# Provided material start
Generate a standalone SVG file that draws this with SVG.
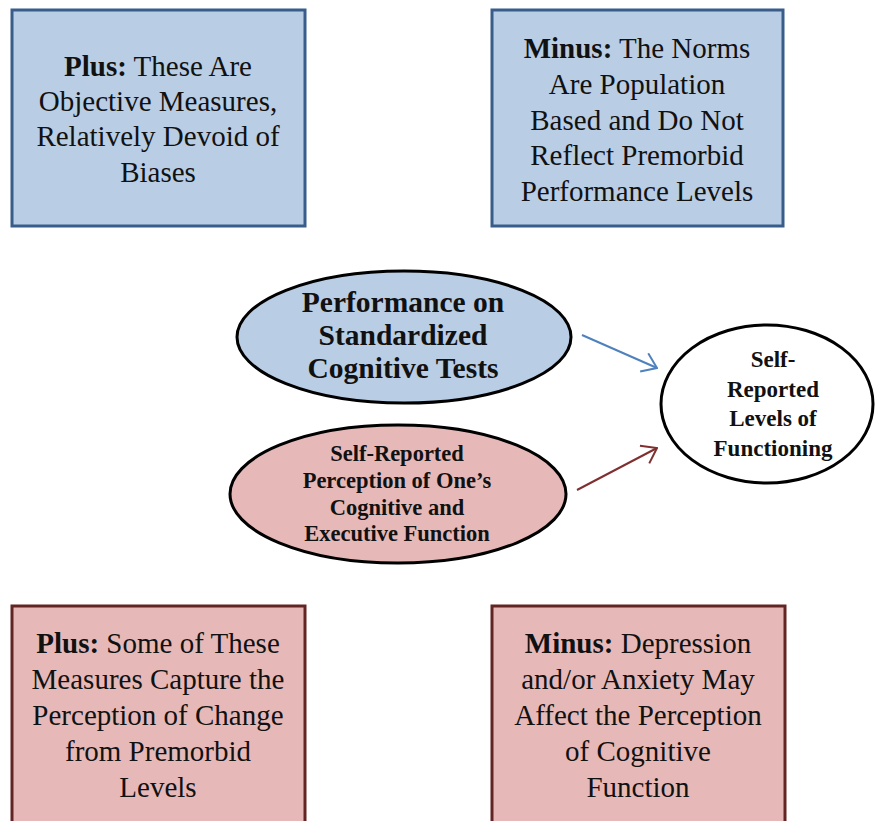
<svg xmlns="http://www.w3.org/2000/svg" width="875" height="821" viewBox="0 0 875 821">
<style>
.bbox{fill:#b9cde5;stroke:#385d8a;stroke-width:3}
.pbox{fill:#e6b9b8;stroke:#632523;stroke-width:3}
.t{font-family:"Liberation Serif","Times New Roman",serif;font-size:29px;fill:#111;text-anchor:middle}
.b{font-weight:bold}
.e{font-family:"Liberation Serif","Times New Roman",serif;font-weight:bold;fill:#111;text-anchor:middle}
.ell{stroke:#000;stroke-width:3}
</style>
<defs>
<marker id="ab" viewBox="0 0 16 22" refX="15" refY="11" markerWidth="16" markerHeight="22" markerUnits="userSpaceOnUse" orient="auto">
<path d="M1,1 L15,11 L1,21" fill="none" stroke="#4f81bd" stroke-width="2"/>
</marker>
<marker id="ar" viewBox="0 0 16 22" refX="15" refY="11" markerWidth="16" markerHeight="22" markerUnits="userSpaceOnUse" orient="auto">
<path d="M1,1 L15,11 L1,21" fill="none" stroke="#7f2f2f" stroke-width="2"/>
</marker>
</defs>
<rect width="875" height="821" fill="#fff"/>

<g id="plus-top">
<rect class="bbox" x="12" y="10" width="293" height="216"/>
<text class="t" x="158" y="76"><tspan class="b">Plus:</tspan> These Are</text>
<text class="t" x="158" y="111">Objective Measures,</text>
<text class="t" x="158" y="146">Relatively Devoid of</text>
<text class="t" x="158" y="182">Biases</text>
</g>

<g id="minus-top">
<rect class="bbox" x="492" y="10" width="291" height="216"/>
<text class="t" x="637" y="58"><tspan class="b">Minus:</tspan> The Norms</text>
<text class="t" x="637" y="94">Are Population</text>
<text class="t" x="637" y="130">Based and Do Not</text>
<text class="t" x="637" y="165">Reflect Premorbid</text>
<text class="t" x="637" y="201">Performance Levels</text>
</g>

<g id="perf">
<ellipse class="ell" cx="404" cy="337" rx="167" ry="66" fill="#b9cde5"/>
<text class="e" font-size="29.5" x="403" y="312">Performance on</text>
<text class="e" font-size="29.5" x="403" y="345">Standardized</text>
<text class="e" font-size="29.5" x="403" y="378">Cognitive Tests</text>
</g>

<g id="selfperc">
<ellipse class="ell" cx="398" cy="494" rx="168" ry="69" fill="#e6b9b8"/>
<text class="e" font-size="22.5" x="397" y="461">Self-Reported</text>
<text class="e" font-size="22.5" x="397" y="488">Perception of One’s</text>
<text class="e" font-size="22.5" x="397" y="515">Cognitive and</text>
<text class="e" font-size="22.5" x="397" y="541">Executive Function</text>
</g>

<g id="selfrep">
<ellipse class="ell" cx="767" cy="404" rx="106" ry="79" fill="#fff"/>
<text class="e" font-size="23" x="773" y="367">Self-</text>
<text class="e" font-size="23" x="773" y="397">Reported</text>
<text class="e" font-size="23" x="773" y="426">Levels of</text>
<text class="e" font-size="23" x="773" y="456">Functioning</text>
</g>

<g id="plus-bottom">
<rect class="pbox" x="12" y="606" width="293" height="230"/>
<text class="t" x="158" y="653"><tspan class="b">Plus:</tspan> Some of These</text>
<text class="t" x="158" y="689">Measures Capture the</text>
<text class="t" x="158" y="725">Perception of Change</text>
<text class="t" x="158" y="761">from Premorbid</text>
<text class="t" x="158" y="797">Levels</text>
</g>

<g id="minus-bottom">
<rect class="pbox" x="492" y="606" width="293" height="230"/>
<text class="t" x="638" y="653"><tspan class="b">Minus:</tspan> Depression</text>
<text class="t" x="638" y="689">and/or Anxiety May</text>
<text class="t" x="638" y="725">Affect the Perception</text>
<text class="t" x="638" y="761">of Cognitive</text>
<text class="t" x="638" y="797">Function</text>
</g>

<g id="connectors">
<line x1="582" y1="335" x2="657" y2="368" stroke="#4f81bd" stroke-width="2" marker-end="url(#ab)"/>
<line x1="577" y1="490" x2="657" y2="448" stroke="#7f2f2f" stroke-width="2" marker-end="url(#ar)"/>
</g>
</svg>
# Provided material end
*What is needed:*
Transcribe the full listing above exactly, with the images removed.

*Task solution:*
Generate a standalone SVG file that draws this with SVG.
<svg xmlns="http://www.w3.org/2000/svg" width="875" height="821" viewBox="0 0 875 821">
<style>
.bbox{fill:#b9cde5;stroke:#385d8a;stroke-width:3}
.pbox{fill:#e6b9b8;stroke:#632523;stroke-width:3}
.t{font-family:"Liberation Serif","Times New Roman",serif;font-size:29px;fill:#111;text-anchor:middle}
.b{font-weight:bold}
.e{font-family:"Liberation Serif","Times New Roman",serif;font-weight:bold;fill:#111;text-anchor:middle}
.ell{stroke:#000;stroke-width:3}
</style>
<defs>
<marker id="ab" viewBox="0 0 16 22" refX="15" refY="11" markerWidth="16" markerHeight="22" markerUnits="userSpaceOnUse" orient="auto">
<path d="M1,1 L15,11 L1,21" fill="none" stroke="#4f81bd" stroke-width="2"/>
</marker>
<marker id="ar" viewBox="0 0 16 22" refX="15" refY="11" markerWidth="16" markerHeight="22" markerUnits="userSpaceOnUse" orient="auto">
<path d="M1,1 L15,11 L1,21" fill="none" stroke="#7f2f2f" stroke-width="2"/>
</marker>
</defs>
<rect width="875" height="821" fill="#fff"/>

<g id="plus-top">
<rect class="bbox" x="12" y="10" width="293" height="216"/>
<text class="t" x="158" y="76"><tspan class="b">Plus:</tspan> These Are</text>
<text class="t" x="158" y="111">Objective Measures,</text>
<text class="t" x="158" y="146">Relatively Devoid of</text>
<text class="t" x="158" y="182">Biases</text>
</g>

<g id="minus-top">
<rect class="bbox" x="492" y="10" width="291" height="216"/>
<text class="t" x="637" y="58"><tspan class="b">Minus:</tspan> The Norms</text>
<text class="t" x="637" y="94">Are Population</text>
<text class="t" x="637" y="130">Based and Do Not</text>
<text class="t" x="637" y="165">Reflect Premorbid</text>
<text class="t" x="637" y="201">Performance Levels</text>
</g>

<g id="perf">
<ellipse class="ell" cx="404" cy="337" rx="167" ry="66" fill="#b9cde5"/>
<text class="e" font-size="29.5" x="403" y="312">Performance on</text>
<text class="e" font-size="29.5" x="403" y="345">Standardized</text>
<text class="e" font-size="29.5" x="403" y="378">Cognitive Tests</text>
</g>

<g id="selfperc">
<ellipse class="ell" cx="398" cy="494" rx="168" ry="69" fill="#e6b9b8"/>
<text class="e" font-size="22.5" x="397" y="461">Self-Reported</text>
<text class="e" font-size="22.5" x="397" y="488">Perception of One’s</text>
<text class="e" font-size="22.5" x="397" y="515">Cognitive and</text>
<text class="e" font-size="22.5" x="397" y="541">Executive Function</text>
</g>

<g id="selfrep">
<ellipse class="ell" cx="767" cy="404" rx="106" ry="79" fill="#fff"/>
<text class="e" font-size="23" x="773" y="367">Self-</text>
<text class="e" font-size="23" x="773" y="397">Reported</text>
<text class="e" font-size="23" x="773" y="426">Levels of</text>
<text class="e" font-size="23" x="773" y="456">Functioning</text>
</g>

<g id="plus-bottom">
<rect class="pbox" x="12" y="606" width="293" height="230"/>
<text class="t" x="158" y="653"><tspan class="b">Plus:</tspan> Some of These</text>
<text class="t" x="158" y="689">Measures Capture the</text>
<text class="t" x="158" y="725">Perception of Change</text>
<text class="t" x="158" y="761">from Premorbid</text>
<text class="t" x="158" y="797">Levels</text>
</g>

<g id="minus-bottom">
<rect class="pbox" x="492" y="606" width="293" height="230"/>
<text class="t" x="638" y="653"><tspan class="b">Minus:</tspan> Depression</text>
<text class="t" x="638" y="689">and/or Anxiety May</text>
<text class="t" x="638" y="725">Affect the Perception</text>
<text class="t" x="638" y="761">of Cognitive</text>
<text class="t" x="638" y="797">Function</text>
</g>

<g id="connectors">
<line x1="582" y1="335" x2="657" y2="368" stroke="#4f81bd" stroke-width="2" marker-end="url(#ab)"/>
<line x1="577" y1="490" x2="657" y2="448" stroke="#7f2f2f" stroke-width="2" marker-end="url(#ar)"/>
</g>
</svg>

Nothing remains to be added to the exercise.